Puis, j’utilise mes films négatifs comme des toiles pour créer des univers imaginaires, où les souvenirs personnels, les sentiments et les paysages réels se confondent. Pour y parvenir, je travaille avec des procédés alternatifs et des techniques expérimentales, et je m’intéresse aussi beaucoup au médium sans caméra. Mon processus est plutôt lent et consiste en de nombreux échecs.
Qu’apprécies-tu dans la photographie expérimentale ?
J’aime à penser que les possibilités sont infinies, et l’expérimentation est exactement cela. Les sentiments peuvent être exprimés de tant de façons. J’essaye des choses et des combinaisons jusqu’à ce que j’atteigne le résultat visuel que je me suis fixé. Les surprises et les erreurs rendent l’exercice encore plus excitant et inspirant.
Quels sont les paysages qui te marquent le plus lors de tes pérégrinations ?
Je suis très influencé par les paysages nordiques, les montagnes, les volcans, les glaciers et la diversité générale du monde et de la nature. Toutes ces impulsions se retrouvent dans mes photos. D’ailleurs, mes voyages impliquent souvent des défis tels que des randonnées physiquement exigeantes, des conditions météorologiques extrêmes ou des animaux dangereux, mais pour une raison ou une autre, ces situations deviennent les souvenirs les plus remarquables pour lesquels je me sens si reconnaissante. Ce qui me touche également, c’est de voir des animaux sauvages dans leur habitat naturel. L’année dernière, j’ai visité l’Australie pour la première fois et, outre les paysages absolument incroyables, percevoir des koalas, des kangourous et des wombats dans la nature m’a profondément émue.
Peux-tu nous présenter ta paire de paysages préférée ?

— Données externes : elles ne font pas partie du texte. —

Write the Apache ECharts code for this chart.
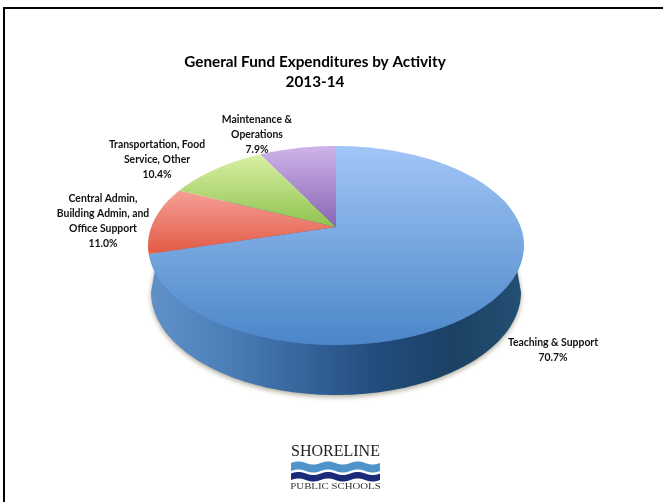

Il s’agit de cette montagne des Highlands écossais avec sa forme symétrique et son atmosphère mystique. Elle était majestueuse et semblait presque irréelle. Les conditions météorologiques changeaient rapidement et soudainement, les nuages et l’orage à venir lui ont donné un aspect dramatique avec une tonalité violette. Le paysage intérieur qui en résulte correspond exactement à ce que j’avais en tête en termes de couleurs, de formes et d’ambiance avant de commencer à travailler dessus. La façon dont il a évolué et dont les deux photographies se complètent représente pour moi l’unité.